5. The motive as set out in the FIR and brought before the learned trial Court was to the effect that the accused had suspicion that Nasrullah (deceased) has illicit relations with Mst. Shazia Bibi (deceased) daughter of Muhammad Afzal. Admittedly, the motive part of incident is based upon suspicion but the law is settled that suspicion howsoever grave or strong can never be a proper substitute for proof beyond reasonable doubt required in a criminal case. Reliance may be placed on case law titled as “Muhammad Jamshaid and another vs. The State and others” (2016 SCMR 1019) and “Muhammad Ashraf vs. The State” (2016 SCMR 1617). We have also noted that no independent witness qua motive was associated during the course of investigation or brought in the witness box at trial. Therefore, we hold that prosecution has failed to substantiate motive against the appellant.
6. So far as the alleged recovery of .30 bore pistol (P. 13) at the instance of the appellant which was taken into possession vide recovery memo. Ex.P1 is concerned, suffice it to observe that the same is a corroborative piece of evidence and relevant only if the primary evidence i.e. ocular account inspires confidence, which is not the situation in this case.
7. The medical evidence produced by the prosecution was not of much avail to the prosecution because the murder in issue had remained unwitnessed and thus the medical evidence could not point an accusing finger towards any of the culprits implicated in this case. Reliance is placed on case law titled as “Muhammad Saleem vs. Shabbir Ahmad and others” (2016 SCMR 1605).
8. So far as the defence plea taken by the appellant in his statement under Section 342, Code of Criminal Procedure is concerned, since the prosecution evidence is doubtful in nature, therefore, there is no need to discuss the same which is exculpatory in nature.
9. We have considered all the pros and cons of this case and have come to this irresistible conclusion that the prosecution could not prove its case against the appellant beyond any shadow of doubt. It is, by now well established principle of law that it is the prosecution, which has to prove its case against the accused by standing on its own legs and it cannot take any benefit from the weaknesses of the case of the defence. In the instant case, the prosecution remained failed to discharge its responsibility of proving the case against the appellant. It is also well established that if there is a single circumstance which creates doubt regarding the prosecution case, the same is sufficient to give benefit of doubt to the accused, whereas, the instant case is replete with number of circumstances which have created serious doubt about the prosecution story. In this regard, reliance may be placed on the case law reported as “Muhammad Akram versus The State” (2009 SCMR 230).

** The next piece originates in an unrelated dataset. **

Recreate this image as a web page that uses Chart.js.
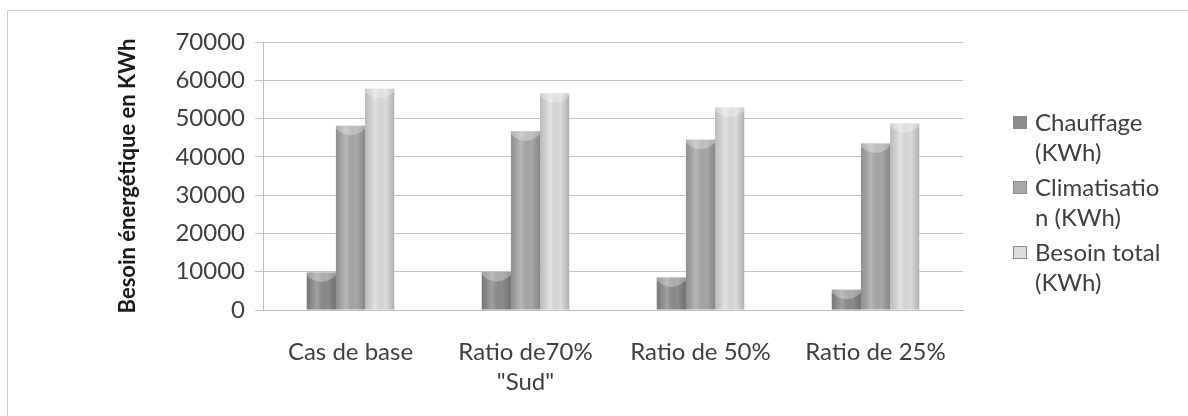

10. For the foregoing reasons, Criminal Appeal No. 762 of 2016 filed by Muhammad Shahid (appellant) is allowed, convictions and sentences awarded to him vide judgment dated 08.08.2016 passed by the learned Addl. Sessions Judge, Lodhran are set aside and he is acquitted of the charges levelled against him while extending him benefit of doubt. The appellant is in jail. He shall be released forthwith if not required to be detained in any other case.
11. Murder Reference No. 125 of 2016 is answered in the NEGATIVE and the sentence of death awarded to Muhammad Shahid (convict) on two counts is NOT CONFIRMED.